The Public Works Department, port authorities, industrial estates, utility agencies and local land management authorities were other types of institutions that ran the city as per evolving challenges. There are several reasons why their cumulative efforts (assuming there are any) fail to manage the city.
City woes can only be redressed through collective management.
The city is an integrated space; it cannot function or be managed in compartments. There is a growing disconnect between various tiers of government, citizens and non-governmental stakeholders. Each official wishes to take credit for functions he/she has only marginally performed. The Sindh government craves accolades for rehabilitating some of Karachi’s streets while ignoring most; the city’s mayor goes on meet-and-greet tours but fails to mobilise the municipal workforce; the chief of the water utility ‘inspects’ sites where water is stolen from but won’t propose a permanent solution.
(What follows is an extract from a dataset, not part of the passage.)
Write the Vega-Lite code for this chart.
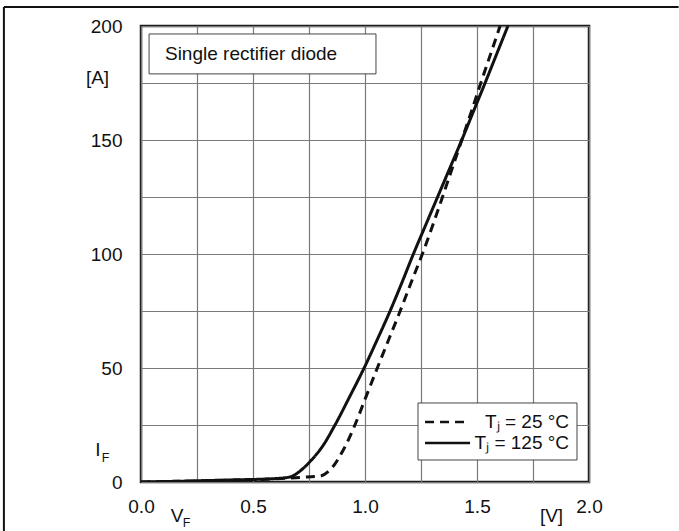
{
  "$schema": "https://vega.github.io/schema/vega-lite/v6.json",
  "width": 448,
  "height": 456,
  "autosize": {"type": "none"},
  "padding": {"left": 141, "top": 26, "right": 90, "bottom": 49},
  "background": "white",
  "config": {
    "font": "Liberation Sans",
    "view": {"stroke": "#1a1a1a", "strokeWidth": 2.5},
    "axis": {
      "domain": false,
      "ticks": false,
      "tickSize": 0,
      "grid": true,
      "gridColor": "#7a7a7a",
      "gridWidth": 1.2,
      "labelFont": "Liberation Sans",
      "labelFontSize": 19,
      "labelColor": "#111",
      "titleFont": "Liberation Sans",
      "titleFontSize": 19,
      "titleFontWeight": "normal",
      "titleColor": "#111"
    }
  },
  "datasets": {
    "curves": [
      {"V": 0.0, "I": 0.0, "series": "Tⱼ = 125 °C"},
      {"V": 0.2, "I": 0.4, "series": "Tⱼ = 125 °C"},
      {"V": 0.4, "I": 0.9, "series": "Tⱼ = 125 °C"},
      {"V": 0.6, "I": 1.5, "series": "Tⱼ = 125 °C"},
      {"V": 0.665, "I": 2.2, "series": "Tⱼ = 125 °C"},
      {"V": 0.71, "I": 4.8, "series": "Tⱼ = 125 °C"},
      {"V": 0.754, "I": 8.9, "series": "Tⱼ = 125 °C"},
      {"V": 0.814, "I": 16.2, "series": "Tⱼ = 125 °C"},
      {"V": 0.866, "I": 25, "series": "Tⱼ = 125 °C"},
      {"V": 0.932, "I": 37.5, "series": "Tⱼ = 125 °C"},
      {"V": 0.996, "I": 50, "series": "Tⱼ = 125 °C"},
      {"V": 1.055, "I": 62.5, "series": "Tⱼ = 125 °C"},
      {"V": 1.112, "I": 75, "series": "Tⱼ = 125 °C"},
      {"V": 1.165, "I": 87.5, "series": "Tⱼ = 125 °C"},
      {"V": 1.216, "I": 100, "series": "Tⱼ = 125 °C"},
      {"V": 1.27, "I": 112.5, "series": "Tⱼ = 125 °C"},
      {"V": 1.324, "I": 125, "series": "Tⱼ = 125 °C"},
      {"V": 1.378, "I": 137.5, "series": "Tⱼ = 125 °C"},
      {"V": 1.432, "I": 150, "series": "Tⱼ = 125 °C"},
      {"V": 1.484, "I": 162.5, "series": "Tⱼ = 125 °C"},
      {"V": 1.536, "I": 175, "series": "Tⱼ = 125 °C"},
      {"V": 1.587, "I": 187.5, "series": "Tⱼ = 125 °C"},
      {"V": 1.638, "I": 200, "series": "Tⱼ = 125 °C"},
      {"V": 0.0, "I": 0.0, "series": "Tⱼ = 25 °C"},
      {"V": 0.3, "I": 0.6, "series": "Tⱼ = 25 °C"},
      {"V": 0.6, "I": 1.4, "series": "Tⱼ = 25 °C"},
      {"V": 0.74, "I": 2.2, "series": "Tⱼ = 25 °C"},
      {"V": 0.8, "I": 2.6, "series": "Tⱼ = 25 °C"},
      {"V": 0.844, "I": 5.3, "series": "Tⱼ = 25 °C"},
      {"V": 0.903, "I": 14, "series": "Tⱼ = 25 °C"},
      {"V": 0.955, "I": 25, "series": "Tⱼ = 25 °C"},
      {"V": 1.003, "I": 37, "series": "Tⱼ = 25 °C"},
      {"V": 1.055, "I": 50, "series": "Tⱼ = 25 °C"},
      {"V": 1.106, "I": 62.5, "series": "Tⱼ = 25 °C"},
      {"V": 1.157, "I": 75, "series": "Tⱼ = 25 °C"},
      {"V": 1.206, "I": 87.5, "series": "Tⱼ = 25 °C"},
      {"V": 1.256, "I": 100, "series": "Tⱼ = 25 °C"},
      {"V": 1.302, "I": 112.5, "series": "Tⱼ = 25 °C"},
      {"V": 1.346, "I": 125, "series": "Tⱼ = 25 °C"},
      {"V": 1.389, "I": 137.5, "series": "Tⱼ = 25 °C"},
      {"V": 1.432, "I": 150, "series": "Tⱼ = 25 °C"},
      {"V": 1.475, "I": 162.5, "series": "Tⱼ = 25 °C"},
      {"V": 1.517, "I": 175, "series": "Tⱼ = 25 °C"},
      {"V": 1.56, "I": 187.5, "series": "Tⱼ = 25 °C"},
      {"V": 1.603, "I": 200, "series": "Tⱼ = 25 °C"}
    ]
  },
  "layer": [
    {
      "data": {"name": "curves"},
      "mark": {"type": "line", "color": "#111", "strokeWidth": 3, "interpolate": "monotone", "clip": true},
      "encoding": {
        "x": {
          "field": "V",
          "type": "quantitative",
          "scale": {"domain": [0, 2], "nice": false},
          "axis": {
            "values": [0, 0.25, 0.5, 0.75, 1, 1.25, 1.5, 1.75, 2],
            "format": ".1f",
            "labelExpr": "(datum.value * 4) % 2 == 0 ? datum.label : ''",
            "labelPadding": 15,
            "labelFlush": false,
            "title": "[V]",
            "titleX": 410,
            "titleY": 33,
            "titleAlign": "center",
            "titleBaseline": "middle"
          }
        },
        "y": {
          "field": "I",
          "type": "quantitative",
          "scale": {"domain": [0, 200], "nice": false},
          "axis": {
            "values": [0, 25, 50, 75, 100, 125, 150, 175, 200],
            "labelExpr": "datum.value % 50 == 0 ? datum.label : ''",
            "labelPadding": 19,
            "labelFlush": false,
            "title": "[A]",
            "titleAngle": 0,
            "titleX": -44,
            "titleY": 51,
            "titleAlign": "center",
            "titleBaseline": "middle"
          }
        },
        "strokeDash": {
          "field": "series",
          "type": "nominal",
          "scale": {"domain": ["Tⱼ = 25 °C", "Tⱼ = 125 °C"], "range": [[9, 6], [1, 0]]},
          "legend": null
        }
      }
    },
    {
      "data": {"values": [{}]},
      "mark": {"type": "rect", "fill": "white", "stroke": "#444", "strokeWidth": 1},
      "encoding": {
        "x": {"datum": 0.036, "type": "quantitative"},
        "x2": {"datum": 1.049},
        "y": {"datum": 196.5, "type": "quantitative"},
        "y2": {"datum": 179}
      }
    },
    {
      "data": {"values": [{}]},
      "mark": {"type": "text", "text": "Single rectifier diode", "fontSize": 19, "align": "left", "baseline": "middle", "color": "#111"},
      "encoding": {
        "x": {"datum": 0.107, "type": "quantitative"},
        "y": {"datum": 187.7, "type": "quantitative"}
      }
    },
    {
      "data": {"values": [{}]},
      "mark": {"type": "rect", "fill": "white", "stroke": "#444", "strokeWidth": 1},
      "encoding": {
        "x": {"datum": 1.2366, "type": "quantitative"},
        "x2": {"datum": 1.9464},
        "y": {"datum": 34.65, "type": "quantitative"},
        "y2": {"datum": 9.65}
      }
    },
    {
      "data": {"values": [{"series": "Tⱼ = 25 °C", "x0": 1.268, "x1": 1.46, "y": 26.3}, {"series": "Tⱼ = 125 °C", "x0": 1.268, "x1": 1.469, "y": 17.1}]},
      "mark": {"type": "rule", "color": "#111", "strokeWidth": 2.5},
      "encoding": {
        "x": {"field": "x0", "type": "quantitative"},
        "x2": {"field": "x1"},
        "y": {"field": "y", "type": "quantitative"},
        "strokeDash": {"field": "series", "type": "nominal", "legend": null}
      }
    },
    {
      "data": {"values": [{"series": "Tⱼ = 25 °C", "x": 1.911, "y": 26.3}, {"series": "Tⱼ = 125 °C", "x": 1.911, "y": 17.1}]},
      "mark": {"type": "text", "fontSize": 19, "align": "right", "baseline": "middle", "color": "#111"},
      "encoding": {
        "x": {"field": "x", "type": "quantitative"},
        "y": {"field": "y", "type": "quantitative"},
        "text": {"field": "series"}
      }
    },
    {
      "data": {"values": [{}]},
      "mark": {"type": "text", "text": "I", "fontSize": 19, "align": "center", "baseline": "middle", "color": "#111"},
      "encoding": {
        "x": {"datum": -0.192, "type": "quantitative"},
        "y": {"datum": 14.0, "type": "quantitative"}
      }
    },
    {
      "data": {"values": [{}]},
      "mark": {"type": "text", "text": "F", "fontSize": 12.5, "align": "center", "baseline": "middle", "color": "#111"},
      "encoding": {
        "x": {"datum": -0.158, "type": "quantitative"},
        "y": {"datum": 10.5, "type": "quantitative"}
      }
    },
    {
      "data": {"values": [{}]},
      "mark": {"type": "text", "text": "V", "fontSize": 19, "align": "center", "baseline": "middle", "color": "#111"},
      "encoding": {
        "x": {"datum": 0.161, "type": "quantitative"},
        "y": {"datum": -15.1, "type": "quantitative"}
      }
    },
    {
      "data": {"values": [{}]},
      "mark": {"type": "text", "text": "F", "fontSize": 12.5, "align": "center", "baseline": "middle", "color": "#111"},
      "encoding": {
        "x": {"datum": 0.203, "type": "quantitative"},
        "y": {"datum": -17.8, "type": "quantitative"}
      }
    },
    {
      "data": {"values": [{}]},
      "mark": {"type": "rule", "color": "#111", "strokeWidth": 2},
      "encoding": {
        "x": {"datum": -0.612, "type": "quantitative"},
        "x2": {"datum": 2.4},
        "y": {"datum": 208.33, "type": "quantitative"}
      }
    },
    {
      "data": {"values": [{}]},
      "mark": {"type": "rule", "color": "#111", "strokeWidth": 2},
      "encoding": {
        "x": {"datum": -0.612, "type": "quantitative"},
        "y": {"datum": 208.33, "type": "quantitative"},
        "y2": {"datum": -21.5}
      }
    }
  ]
}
While urban management problems are complex, some headway can be made through basic actions. One action, conspicuous by its absence, is for local and provincial functionaries to sit at the same table, review analyses provided by their technical staff and devise solutions through collaborative efforts. The provincial government must develop this consultation platform for managing Karachi. Urban problems need to be inventoried and mapped to articulate the scale and nature of these issues.
A series of maps and profiles must be prepared and made public to inform about the dimensions of streets, natural drains, riverbanks and thresholds for legal construction, spaces and alignments from where water and sewerage lines are passing, conduit networks for power and gas, inlet points for letting the rainwater pass into designated drains and directions of storm-water flow.
Boundaries and locations where construction is prohibited — including parks, greenbelts and road-shoulder spaces — must be demarcated and made public.
The KMC, KWSB and other civic agencies must build the capacity of their maintenance and repair workshops to address the issues through departmental actions. For example, a road repair programme can be initiated by surveying their current status and then preparing an outline of actions, expenditures and schedules. Small- and medium-scale repairs must be managed though departmental teams while only major repairs should be contracted out.
Vehicles will soon surpass the roads’ carrying capacity; regulatory checks must be applied as a key management prerequisite. We must learn from Hanoi, which recently banned motorcycles within city limits until 2030 to ease congestion.
Karachi needs several other management and maintenance initiatives without delay. For interim storage and final disposal of municipal solid waste, sanitary landfill sites along the city’s eastern, western and southern edges are a key requirement. The planning and design of these facilities has been done many times; KMC would do well to dust off those dossiers and update the technical requirements according to present waste trails.
Swift completion of the Green Line Bus Transit, encouraging more public buses on major arteries, revitalisation of circular railways, conservation and complete cleaning of Malir and Lyari rivers to their original widths and depths and demarcation of urban boundaries to shore up service delivery are all urgently needed.
The writer is chairman, Department of Architecture & Planning, NED University, Karachi.